3. Immediately prior to the date of death, the Deceased owned all the issued and outstanding shares of Opco, consisting of XXXXXXXXXX Opco Common Shares, which had an aggregate FMV of $XXXXXXXXXX and an aggregate ACB and a PUC of $XXXXXXXXXX. The Opco Common Shares were held as capital property. The remaining classes of shares of the capital stock of Opco have not been issued to the date of this letter.
4. Opco previously operated XXXXXXXXXX. However, significant changes occurring in the Canadian real estate market, along with material economic risks appearing in the capital markets caused Opco to change its business model. Since XXXXXXXXXX, Opco has carried on an XXXXXXXXXX. Opco reports the income from its business as income from a specified investment business on the basis that it employs less than five (5) full-time employees in its operations.
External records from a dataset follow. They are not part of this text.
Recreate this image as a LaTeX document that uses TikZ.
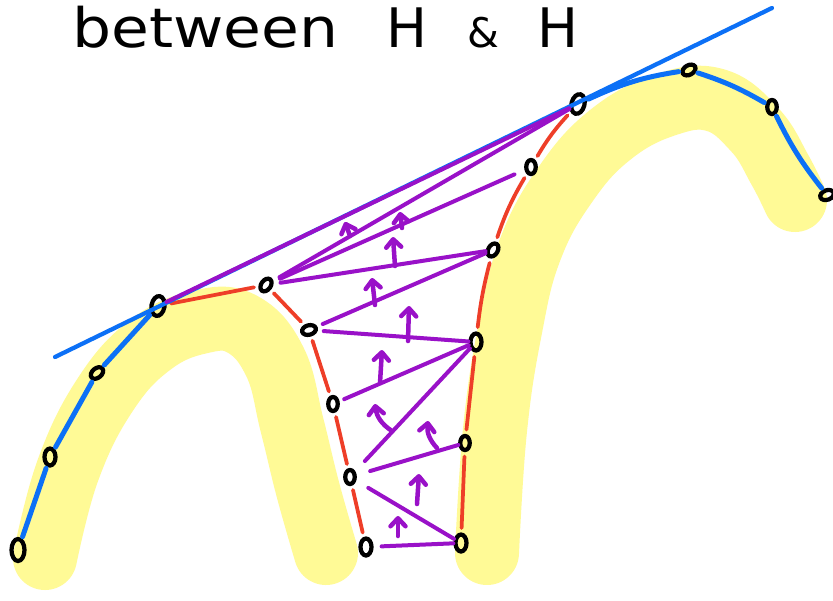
\documentclass[tikz,border=0pt]{standalone}
\usepackage{fontspec}
\setmainfont{DejaVu Sans}
\usetikzlibrary{shapes.geometric, arrows.meta}

\definecolor{hullblue}{RGB}{12,112,246}
\definecolor{hullred}{RGB}{238,62,40}
\definecolor{mergepurple}{RGB}{153,17,200}
\definecolor{marker}{RGB}{255,250,150}

\begin{document}
\begin{tikzpicture}[
    x=0.02cm, y=-0.02cm,
    hullpt/.style={ellipse, draw=black, line width=0.085cm, minimum width=0.22cm, minimum height=0.34cm, inner sep=0pt},
    smallpt/.style={hullpt, minimum width=0.19cm, minimum height=0.28cm},
    outer/.style={hullblue, line width=0.1cm, line cap=round, shorten <=1pt, shorten >=1pt},
    tangent/.style={hullblue, line width=0.085cm, line cap=round},
    inner/.style={hullred, line width=0.075cm, line cap=round, shorten <=2.5pt, shorten >=2.5pt},
    bridge/.style={mergepurple, line width=0.08cm, line cap=round},
    flip/.style={mergepurple, line width=0.09cm, line cap=round, -{Straight Barb[length=1.6mm, width=3mm, round]}},
    band/.style={marker, line width=1.28cm, line cap=round, line join=round}
]
    \useasboundingbox (0,0) rectangle (833,600);
    \fill[white] (0,0) rectangle (833,600);

    % --- HIGHLIGHTED HULLS ---
    \draw[band] plot[smooth, tension=0.7] coordinates {(45,558) (68,470) (105,395) (150,345) (200,322) (242,324) (275,362) (292,425) (308,490) (326,553)};
    \draw[band] plot[smooth, tension=0.7] coordinates {(487,553) (495,430) (510,330) (530,250) (565,185) (610,135) (665,105) (715,100) (755,130) (780,170) (795,200)};

    \node[anchor=base west, inner sep=0pt, font=\fontsize{31}{36}\selectfont] (title) at (72,47)
        {\scalebox{1.13}[1]{between}\hspace{0.96cm}H\hspace{0.8cm}\scalebox{0.75}{\&}\hspace{0.76cm}H};

    % --- LEFT HULL ---
    \node[hullpt, minimum width=0.26cm, minimum height=0.44cm] (l1) at (18,550) {};
    \node[hullpt] (l2) at (50,457) {};
    \node[smallpt, rotate=-50] (l3) at (97,373) {};
    \node[hullpt, minimum width=0.26cm, minimum height=0.4cm, rotate=-10] (l4) at (158,306) {};
    \node[smallpt, rotate=-35] (l5) at (266,285) {};
    \node[smallpt, rotate=-75] (l6) at (309,330) {};
    \node[smallpt] (l7) at (333,404) {};
    \node[smallpt] (l8) at (350,477) {};
    \node[hullpt] (l9) at (366,547) {};

    % --- RIGHT HULL ---
    \node[hullpt] (r1) at (461,543) {};
    \node[smallpt] (r2) at (465,443) {};
    \node[hullpt] (r3) at (476,342) {};
    \node[smallpt, rotate=-30] (r4) at (493,250) {};
    \node[smallpt] (r5) at (531,167) {};
    \node[hullpt, minimum width=0.26cm, minimum height=0.4cm, rotate=-15] (r6) at (578,104) {};
    \node[smallpt, rotate=-60] (r7) at (689,70) {};
    \node[smallpt] (r8) at (772,107) {};
    \node[smallpt, rotate=-70] (r9) at (827,195) {};

    % Hull edges
    \draw[outer] (l1) -- (l2);
    \draw[outer] (l2) -- (l3);
    \draw[outer] (l3) -- (l4);
    \draw[inner] (l4) -- (l5);
    \draw[inner] (l5) -- (l6);
    \draw[inner] (l6) -- (l7);
    \draw[inner] (l7) -- (l8);
    \draw[inner] (l8) -- (l9);

    \draw[inner] (r1) -- (r2);
    \draw[inner] (r2) -- (r3);
    \draw[inner] (r3) to[bend left=4] (r4);
    \draw[inner] (r4) to[bend left=6] (r5);
    \draw[inner] (r5) to[bend left=6] (r6);
    \draw[outer] (r6) to[bend left=8] (r7);
    \draw[outer] (r7) to[bend left=6] (r8);
    \draw[outer] (r8) to[bend right=6] (r9);

    % Common tangent
    \coordinate (tanA) at (55,357);
    \coordinate (tanB) at (772,8);
    \draw[tangent] (tanA) -- (tanB);

    % --- MERGE STEPS ---
    \draw[bridge, shorten <=0.16cm] (l9) -- (r1);
    \draw[bridge, shorten <=0.28cm] (l8) -- (r1);
    \draw[bridge, shorten <=0.28cm] (l8) -- (r2);
    \draw[bridge, shorten <=0.28cm] (l8) -- (r3);
    \draw[bridge, shorten <=0.1cm] (l7) -- (r3);
    \draw[bridge, shorten <=0.12cm] (l6) -- (r3);
    \draw[bridge, shorten <=0.12cm] (l6) -- (r4);
    \draw[bridge, shorten <=0.14cm] (l5) -- (r4);
    \draw[bridge, shorten <=0.14cm, shorten >=0.22cm] (l5) -- (r5);
    \draw[bridge, shorten <=0.14cm] (l5) -- (r6);
    \draw[bridge] (l4) -- (r6);

    % Rising arrows
    \draw[flip] (398,536) -- (398,516);
    \draw[flip] (417,504) -- (419,474);
    \draw[flip] (437,448) to[bend left=25] (428,421);
    \draw[flip] (392,431) to[bend left=25] (375,404);
    \draw[flip] (380,383) -- (382,350);
    \draw[flip] (408,341) -- (409,306);
    \draw[flip] (375,305) -- (372,278);
    \draw[flip] (395,266) -- (393,237);
    \draw[flip] (350,236) -- (345,222);
    \draw[flip] (402,228) -- (400,212);
\end{tikzpicture}
\end{document}
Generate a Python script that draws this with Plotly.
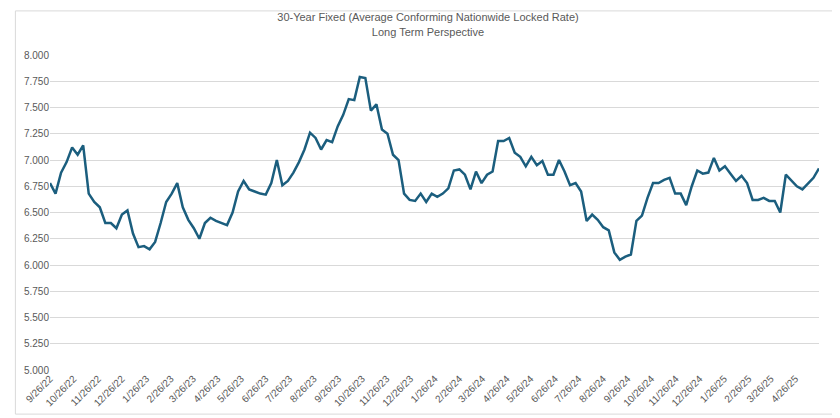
import plotly.graph_objects as go
import pandas as pd

start_date = "2022-09-26"
rates = [6.78,6.68,6.88,6.98,7.12,7.05,7.14,6.68,6.60,6.55,6.40,6.40,6.35,6.48,6.52,6.30,6.17,6.18,6.15,6.22,
         6.40,6.60,6.68,6.78,6.55,6.43,6.35,6.25,6.40,6.45,6.42,6.40,6.38,6.50,6.70,6.80,6.72,6.70,6.68,6.67,
         6.78,7.00,6.76,6.80,6.88,6.98,7.10,7.26,7.21,7.10,7.19,7.17,7.32,7.43,7.58,7.57,7.79,7.78,7.47,7.53,
         7.29,7.25,7.05,7.00,6.68,6.62,6.61,6.68,6.60,6.68,6.65,6.68,6.73,6.90,6.91,6.86,6.72,6.89,6.78,6.86,
         6.89,7.18,7.18,7.21,7.07,7.03,6.94,7.03,6.95,6.99,6.86,6.86,7.00,6.89,6.76,6.78,6.70,6.42,6.48,6.43,
         6.36,6.33,6.12,6.05,6.08,6.10,6.42,6.47,6.64,6.78,6.78,6.81,6.83,6.68,6.68,6.57,6.75,6.90,6.87,6.88,
         7.02,6.90,6.94,6.87,6.80,6.85,6.78,6.62,6.62,6.64,6.61,6.61,6.50,6.86,6.80,6.75,6.72,6.78,6.83,6.92]
dates = pd.date_range(start_date, periods=len(rates), freq="7D")
tick_dates = pd.date_range("2022-09-01", "2025-04-26", freq="MS") + pd.Timedelta(days=25)
tick_labels = [f"{d.month}/{d.day}/{d.strftime('%y')}" for d in tick_dates]
y_ticks = [5 + 0.25 * i for i in range(13)]

fig = go.Figure(go.Scatter(x=dates, y=rates, mode="lines",
                           line=dict(color="#1B5E7E", width=2.5)))
fig.update_layout(
    width=840, height=418,
    margin=dict(l=42, r=29, t=47, b=56, autoexpand=False),
    paper_bgcolor="white", plot_bgcolor="white",
    showlegend=False,
    font=dict(family="Liberation Sans", size=10, color="#595959"),
    title=dict(text="30-Year Fixed (Average Conforming Nationwide Locked Rate)<br>Long Term Perspective",
               x=0.5, xanchor="center", y=0.968, yanchor="top",
               font=dict(size=11, color="#595959")),
    shapes=[dict(type="rect", xref="paper", yref="paper", x0=-0.045, x1=1.025, y0=-0.14, y1=1.14,
                 line=dict(color="#D9D9D9", width=1))],
)
fig.update_xaxes(range=[dates[0], dates[-1]], tickvals=tick_dates, ticktext=tick_labels,
                 tickangle=-45, showgrid=False, showline=False, ticks="", automargin=False)
fig.update_yaxes(range=[5, 8], tickvals=y_ticks, tickformat=".3f", showgrid=True,
                 gridcolor="#D9D9D9", zeroline=False, showline=False, ticks="", automargin=False)
fig.write_html("out.html")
5. At the time of the death of the Deceased, the FMV of the significant assets of Opco were estimated to be approximately $XXXXXXXXXX, consisting of the following:
(a) Cash : $XXXXXXXXXX;
(b) XXXXXXXXXX;
(c) Advances to related parties: $XXXXXXXXXX which includes two $XXXXXXXXXX short term loan advances with interest at a rate of XXXXXXXXXX% per annum made to two related corporations on XXXXXXXXXX; and
(d) Securities in Subco 1, consisting of XXXXXXXXXX common share (the Subco Common Share), and Subco 2, consisting of XXXXXXXXXX common shares.
The additional $XXXXXXXXXX of advances to related parties made in XXXXXXXXXX, and a substantial portion of the loan amount of $XXXXXXXXXX carried over from XXXXXXXXXX, were repaid on XXXXXXXXXX. The outstanding amount of advances to related parties as at XXXXXXXXXX was approximately $XXXXXXXXXX. The proceeds from the foregoing repayments were deposited into Opco’s bank savings account, and subsequently reinvested into a portfolio of fixed income instruments in XXXXXXXXXX.
6. As at the date of death of the Deceased, Opco’s liabilities include accounts payable, accrued liabilities, and income taxes payable, estimated to be approximately $XXXXXXXXXX.
7. As at XXXXXXXXXX, Opco had the following tax account balances:
(a) ERDTOH $XXXXXXXXXX
(b) NERDTOH $XXXXXXXXXX
(c) CDA $XXXXXXXXXX
(d) GRIP $XXXXXXXXXX
8. Since XXXXXXXXXX, except as described in the preceding Paragraphs, there has not been a material change in the composition of Opco’s assets and liabilities. Moreover, there is not expected to be any material change in the composition of Opco’s assets or liabilities or in the FMV of the assets or the amount of the liabilities, except as contemplated in the Proposed Transactions, from the date of this letter until the date that the Proposed Transactions are completed.
9. Subco 1 was incorporated under the BCA1 on XXXXXXXXXX, and is resident in Canada for purposes of the Act. Its taxation year-end is XXXXXXXXXX.
10. Subco 1 operates a corporate and property consulting and management business. The Subco 1 Common Share held by Opco represents XXXXXXXXXX% of the issued and outstanding shares of Subco 1. The remaining XXXXXXXXXX% of the shares of the capital stock of Subco 1 are owned by Non-resident Shareholder. The revenue for Subco 1 the year ending XXXXXXXXXX was $XXXXXXXXXX.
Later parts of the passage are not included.